The school changed its legal name effective June 1, 2023.

==Programs offered==
Dance Arts Institute comprises four divisions:

- Professional Training Program (PTP)
The Institute offers a full-time, three-year program in contemporary dance. The professional program is a post-secondary course of study aimed at training aspiring dancers in the skills and experience to succeed in a theatrical dance career. This program is uniquely linked to the York University dance department, giving students the opportunity to apply for admission to the York Bachelor of Fine Arts (Hons) Dance program.

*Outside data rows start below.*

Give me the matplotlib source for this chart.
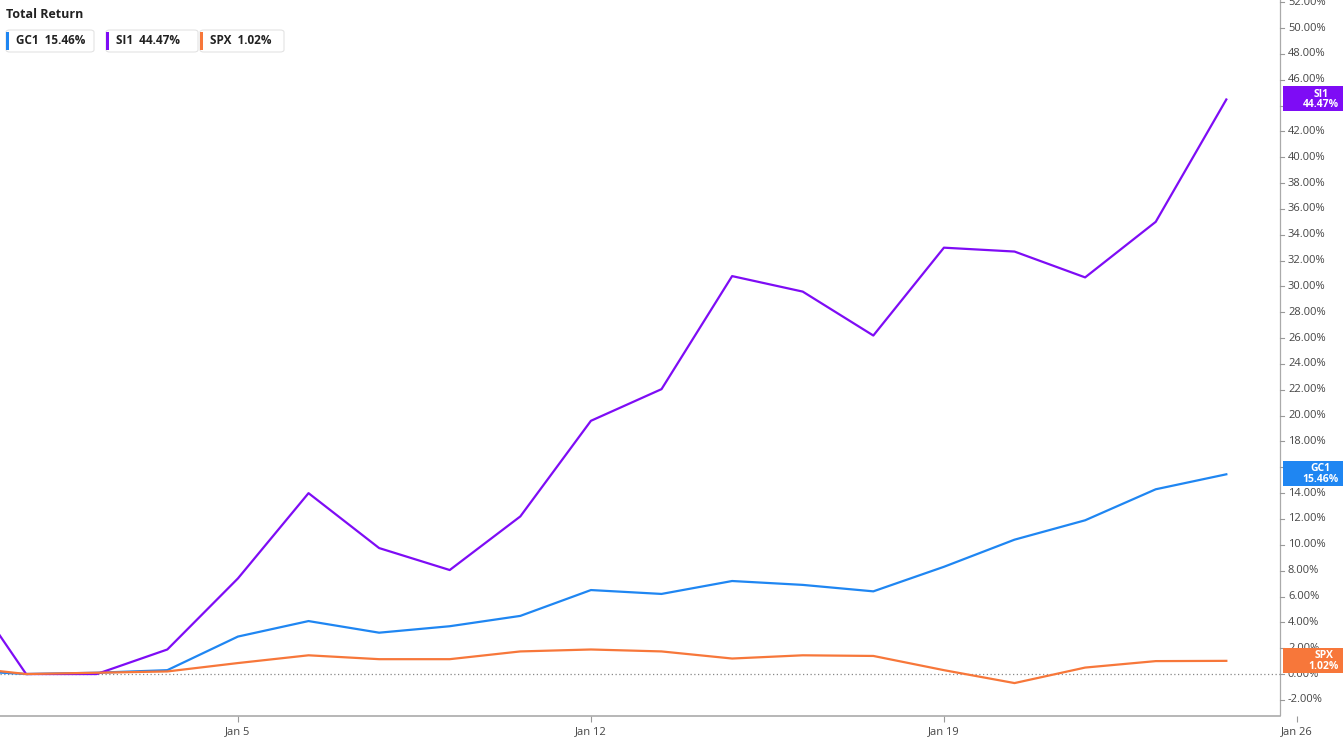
import matplotlib
matplotlib.use("Agg")
import matplotlib.pyplot as plt
from matplotlib.patches import FancyBboxPatch, Rectangle

plt.rcParams['font.family'] = ['Open Sans', 'DejaVu Sans']

idx = list(range(-4, 15))
tick_pos = [0, 5, 10, 15]
tick_labels = ["Jan 5", "Jan 12", "Jan 19", "Jan 26"]
names = ["GC1", "SI1", "SPX"]
gc1 = [0.3, 0.0, 0.1, 0.3, 2.9, 4.1, 3.2, 3.7, 4.5, 6.5, 6.2, 7.2, 6.9, 6.4, 8.3, 10.4, 11.9, 14.3, 15.46]
si1 = [8.0, 0.0, 0.0, 1.9, 7.4, 14.0, 9.75, 8.05, 12.2, 19.6, 22.05, 30.8, 29.6, 26.2, 33.0, 32.7, 30.7, 35.0, 44.47]
spx = [0.6, 0.0, 0.1, 0.2, 0.85, 1.45, 1.15, 1.15, 1.75, 1.9, 1.75, 1.2, 1.45, 1.4, 0.3, -0.7, 0.5, 1.0, 1.02]
colors = ["#1f86f2", "#7e0cf5", "#f7773a"]
series = [gc1, si1, spx]

W, H = 1343, 744
fig = plt.figure(figsize=(13.43, 7.44), dpi=100)
ax = fig.add_axes([0, 0.0376, 1, 0.9624])
x0 = -3.37
pxu = 70.6
ax.set_xlim(x0, x0 + W/pxu)
ax.set_ylim(-3.25, 52.17)
xr = x0 + 1280/pxu  # right axis line position
for s, c in zip(series, colors):
    ax.plot(idx, s, color=c, lw=1.6, zorder=3)
ax.plot([x0, xr], [0, 0], color="#888888", lw=0.9, ls=(0, (1, 2)), zorder=1)
ax.axvline(xr, color="#aaaaaa", lw=0.9)
ax.plot([x0, xr], [-3.25, -3.25], color="#aaaaaa", lw=1.2, clip_on=False)

ax.set_yticks([])
ax.set_xticks(tick_pos)
ax.set_xticklabels(tick_labels, fontsize=8, color="#444444")
ax.tick_params(axis='x', length=4, color="#999999")
for sp in ["top", "left", "right", "bottom"]:
    ax.spines[sp].set_visible(False)

for v in range(-2, 53, 2):
    ax.plot([xr, xr + 4/pxu], [v, v], color="#999999", lw=0.8)
    ax.text(xr + 8/pxu, v, f"{v:.2f}%", fontsize=8, color="#444444", va="center", ha="left", clip_on=True)

# right-side value tags
for n, s, c in zip(names, series, colors):
    y = s[-1]
    ax.add_patch(Rectangle((xr + 3/pxu, y - 12/12.92), 62/pxu, 25/12.92, fc=c, ec="none", zorder=5, clip_on=False))
    ax.text(xr + 59/pxu, y, f"{n}\n{y:.2f}%", ha="right", va="center", fontsize=7.5, multialignment="center",
            fontweight="bold", color="white", linespacing=0.95, zorder=6)

fig.text(6/W, 1-14/H, "Total Return", fontsize=9, fontweight="bold", va="center", color="#222222")
lx = [6, 106, 200]
for n, s, c, x in zip(names, series, colors, lx):
    txt = f"{n}  {s[-1]:.2f}%"
    w = 92 if n == "SI1" else 88 if n == "GC1" else 84
    fig.patches.append(FancyBboxPatch((x/W, 1-52/H), w/W, 22/H, boxstyle="round,pad=0,rounding_size=0.003",
                                      transform=fig.transFigure, fc="white", ec="#e3e3e3", lw=0.8))
    fig.patches.append(Rectangle((x/W, 1-50/H), 3/W, 18/H, transform=fig.transFigure, fc=c, ec="none"))
    fig.text((x+10)/W, 1-41/H, txt, fontsize=8.5, fontweight="bold", va="center", color="#222222")

fig.savefig("out.png", dpi=100)
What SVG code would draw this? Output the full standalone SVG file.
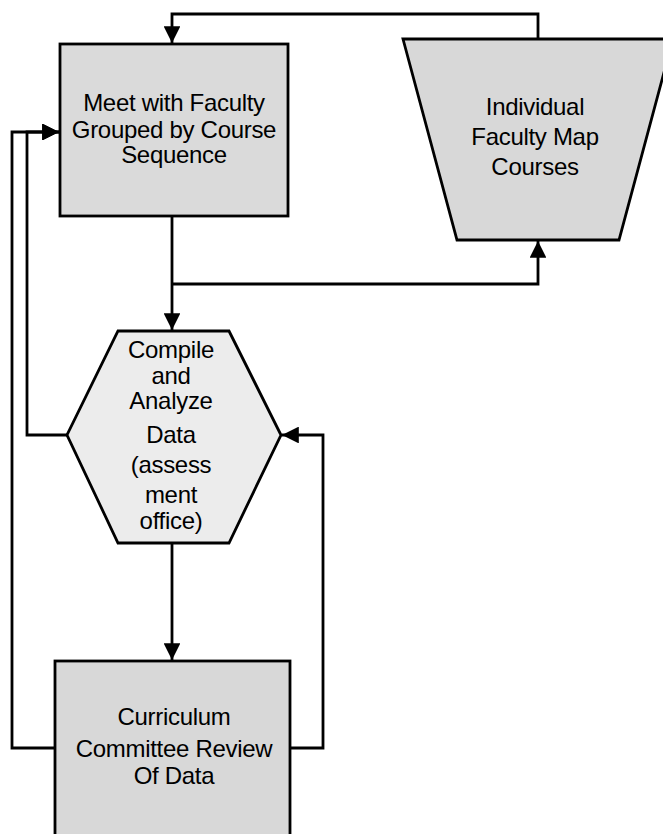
<svg xmlns="http://www.w3.org/2000/svg" width="663" height="834" viewBox="0 0 663 834">
<style>
.node{stroke:#000;stroke-width:2.8}
.lbl{font-family:"Liberation Sans",Arial,sans-serif;font-size:24px;fill:#000;text-anchor:middle;letter-spacing:-0.3px}
.c{fill:none;stroke:#000;stroke-width:2.8}
</style>
<defs>
<marker id="ah" viewBox="0 0 10 10" refX="10" refY="5" markerWidth="6.5" markerHeight="6" orient="auto" markerUnits="strokeWidth">
<path d="M0,0 L10,5 L0,10 Z" fill="#000"/>
</marker>
</defs>
<rect width="663" height="834" fill="#fff"/>
<g id="connectors">
<path class="c" d="M538,39 V14 H172 V43" marker-end="url(#ah)"/>
<path class="c" d="M172,215 V330" marker-end="url(#ah)"/>
<path class="c" d="M172,284 H538 V241" marker-end="url(#ah)"/>
<path class="c" d="M67,435 H27 V132 H59" marker-end="url(#ah)"/>
<path class="c" d="M55,748 H12 V132 H59" marker-end="url(#ah)"/>
<path class="c" d="M172,543 V660" marker-end="url(#ah)"/>
<path class="c" d="M290,748 H323 V435 H282" marker-end="url(#ah)"/>
</g>
<g id="meet">
<rect class="node" x="60" y="44" width="228" height="172" fill="#dadada"/>
<text class="lbl" x="174" y="111">Meet with Faculty</text>
<text class="lbl" x="174" y="138">Grouped by Course</text>
<text class="lbl" x="174" y="163">Sequence</text>
</g>
<g id="individual">
<polygon class="node" points="403,39 673,39 619,240 457,240" fill="#d8d8d8"/>
<text class="lbl" x="535" y="115">Individual</text>
<text class="lbl" x="535" y="145">Faculty Map</text>
<text class="lbl" x="535" y="175">Courses</text>
</g>
<g id="compile">
<polygon class="node" points="118,331 229,331 281,435 229,543 118,543 67,435" fill="#ececec"/>
<text class="lbl" x="171" y="358">Compile</text>
<text class="lbl" x="171" y="384">and</text>
<text class="lbl" x="171" y="409">Analyze</text>
<text class="lbl" x="171" y="443">Data</text>
<text class="lbl" x="171" y="473">(assess</text>
<text class="lbl" x="171" y="503">ment</text>
<text class="lbl" x="171" y="529">office)</text>
</g>
<g id="curriculum">
<rect class="node" x="55" y="661" width="235" height="180" fill="#d8d8d8"/>
<text class="lbl" x="174" y="725">Curriculum</text>
<text class="lbl" x="174" y="757">Committee Review</text>
<text class="lbl" x="174" y="784">Of Data</text>
</g>
</svg>
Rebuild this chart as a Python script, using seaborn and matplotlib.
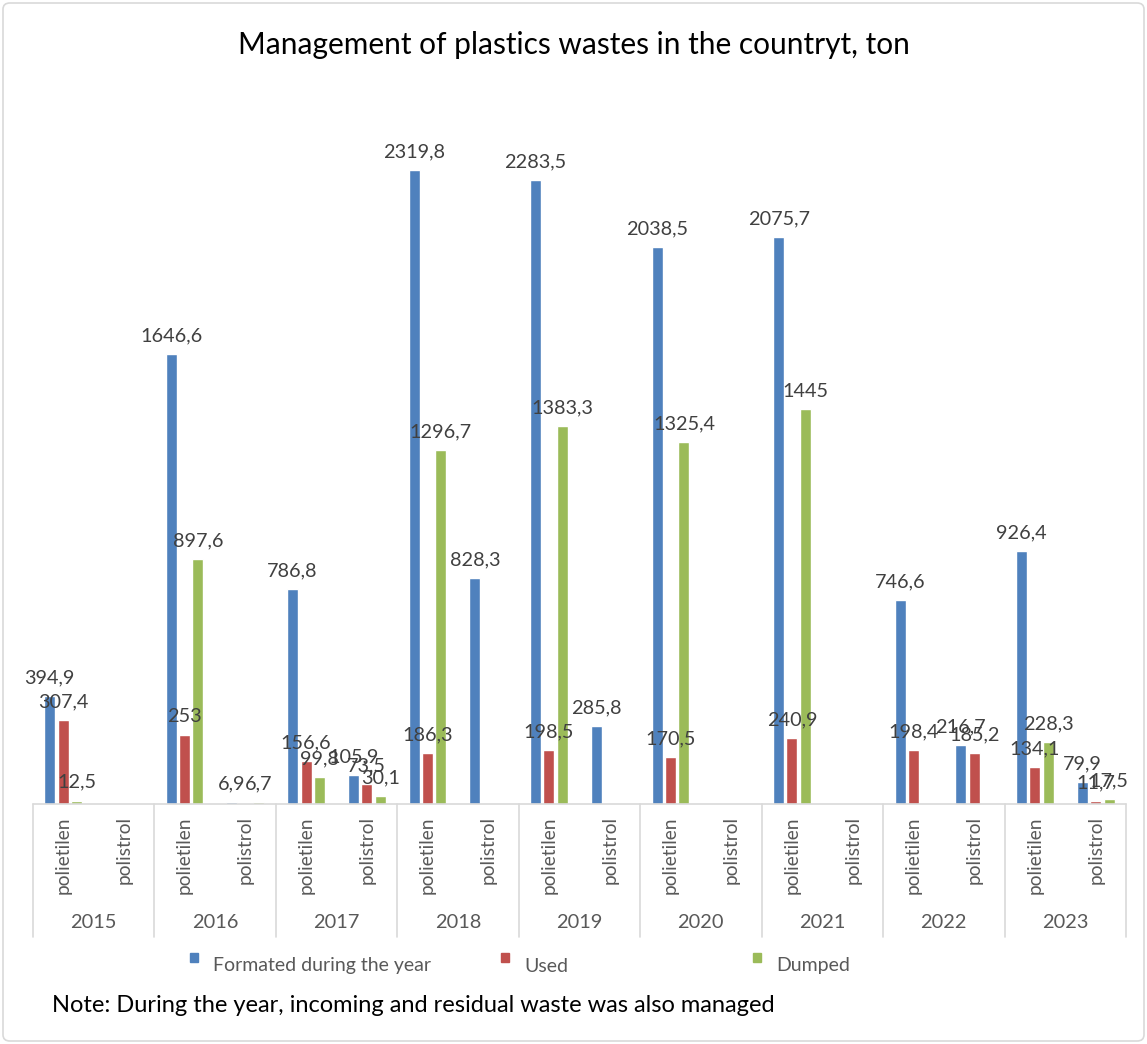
import numpy as np
import pandas as pd
import matplotlib
matplotlib.use("Agg")
import matplotlib.pyplot as plt
from matplotlib.patches import Rectangle, FancyBboxPatch
from matplotlib.transforms import blended_transform_factory
import seaborn as sns

# ---- data (tons) ----
years = ["2015", "2016", "2017", "2018", "2019", "2020", "2021", "2022", "2023"]
materials = ["polietilen", "polistrol"]
series = ["Formated during the year", "Used", "Dumped"]

# values ordered year by year: polietilen, polistrol
formed = [394.9, np.nan, 1646.6, 6.9, 786.8, 105.9, 2319.8, 828.3, 2283.5, 285.8,
          2038.5, np.nan, 2075.7, np.nan, 746.6, 216.7, 926.4, 79.9]
used = [307.4, np.nan, 253.0, np.nan, 156.6, 73.5, 186.3, np.nan, 198.5, np.nan,
        170.5, np.nan, 240.9, np.nan, 198.4, 185.2, 134.1, 11.7]
dumped = [12.5, np.nan, 897.6, 6.7, 99.8, 30.1, 1296.7, np.nan, 1383.3, np.nan,
          1325.4, np.nan, 1445.0, np.nan, np.nan, np.nan, 228.3, 17.5]

colors = ["#4F81BD", "#C0504D", "#9BBB59"]

# ---- long table ----
keys = [f"{y} {m}" for y in years for m in materials]
df = pd.DataFrame({
    "key": keys * 3,
    "series": np.repeat(series, len(keys)),
    "value": formed + used + dumped,
}).dropna()

sns.set_theme(style="white")
plt.rcParams["font.family"] = ["Lato", "DejaVu Sans"]

W, H = 1147, 1044
fig = plt.figure(figsize=(W / 100, H / 100), dpi=100)
left, right, base, top = 32.7, 1126, 804, 121
ax = fig.add_axes([left / W, 1 - base / H, (right - left) / W, (base - top) / H])

sns.barplot(data=df, x="key", y="value", hue="series", order=keys,
            hue_order=series, palette=colors, width=0.662, gap=0.18,
            saturation=1, legend=False, ax=ax, errorbar=None)

ax.set_ylim(0, 2500)
ax.set_xlim(-0.5, len(keys) - 0.5)
ax.set_xlabel("")
ax.set_ylabel("")
ax.set_xticks([])
ax.set_yticks([])
for s in ax.spines.values():
    s.set_visible(False)

# value labels
for cont in ax.containers:
    labels = [f"{v:g}".replace(".", ",") for v in cont.datavalues]
    ax.bar_label(cont, labels=labels, padding=7, fontsize=14.3, color="#404040")

# category axis: baseline, year separators, material and year labels
grid = "#D9D9D9"
ax.plot([-0.5, len(keys) - 0.5], [0, 0], color=grid, lw=1.2, clip_on=False)
tr = blended_transform_factory(ax.transData, fig.transFigure)
y_sep_bottom = 1 - 937 / H
for i in range(len(years) + 1):
    xs = 2 * i - 0.5
    ax.plot([xs, xs], [1 - base / H, y_sep_bottom], color=grid, lw=1.2,
            transform=tr, clip_on=False)
for i, k in enumerate(keys):
    ax.text(i, 1 - 816 / H, k.split()[1], rotation=90, ha="center", va="top",
            fontsize=13.8, color="#595959", transform=tr)
for j, y in enumerate(years):
    ax.text(2 * j + 0.5, 1 - 922 / H, y, ha="center", va="center",
            fontsize=14.4, color="#595959", transform=tr)

# title
fig.text(0.5, 1 - 45 / H, "Management of plastics wastes in the countryt, ton",
         ha="center", va="center", fontsize=21.5, color="#000000")

# legend
leg_y = 966
for px, name, c in zip([194, 505, 757], series, colors):
    fig.add_artist(Rectangle(((px - 4) / W, 1 - (leg_y - 4) / H), 8 / W, 9 / H,
                             transform=fig.transFigure, color=c))
    fig.text((px + 19) / W, 1 - leg_y / H, name, ha="left", va="center",
             fontsize=14, color="#595959")

# footnote
fig.text(52 / W, 1 - 1005 / H,
         "Note: During the year, incoming and residual waste was also managed",
         ha="left", va="center", fontsize=17, color="#000000")

# outer frame
fig.add_artist(FancyBboxPatch((3 / W, 3 / H), 1 - 6 / W, 1 - 6 / H,
                              boxstyle="round,pad=0,rounding_size=0.006",
                              transform=fig.transFigure, fill=False,
                              edgecolor="#D9D9D9", lw=1.2))

fig.savefig("out.png", dpi=100, facecolor="white")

- Summer Intensive Program
The Summer Intensive Program is an intensive 1–2-week program of classes in contemporary dance designed for aspiring dance artists pursuing dance studies and professional dance experiences.

- The Evening Program
The Institute also runs an adult recreational program of contemporary dance classes, offered for all experience levels, held on Monday and Tuesday evenings.

==Faculty and affiliations==
The School's artistic director is Heidi Strauss, and the faculty are all practising artists.

The School is affiliated with Toronto Dance Theatre, whose artistic director is Andrew Tay, and many graduates of the school have become members of that company.

A number of graduates of the School have gone on to join major Canadian and international companies, whilst others have initiated their own dance collectives, festivals and schools.

The School is also affiliated with York University, in Toronto, and graduates may apply credits from their courses at the school towards a BFA in dance.

==Notable alumni==
- Emily St. John Mandel studied contemporary dance at STDT from the age of 18.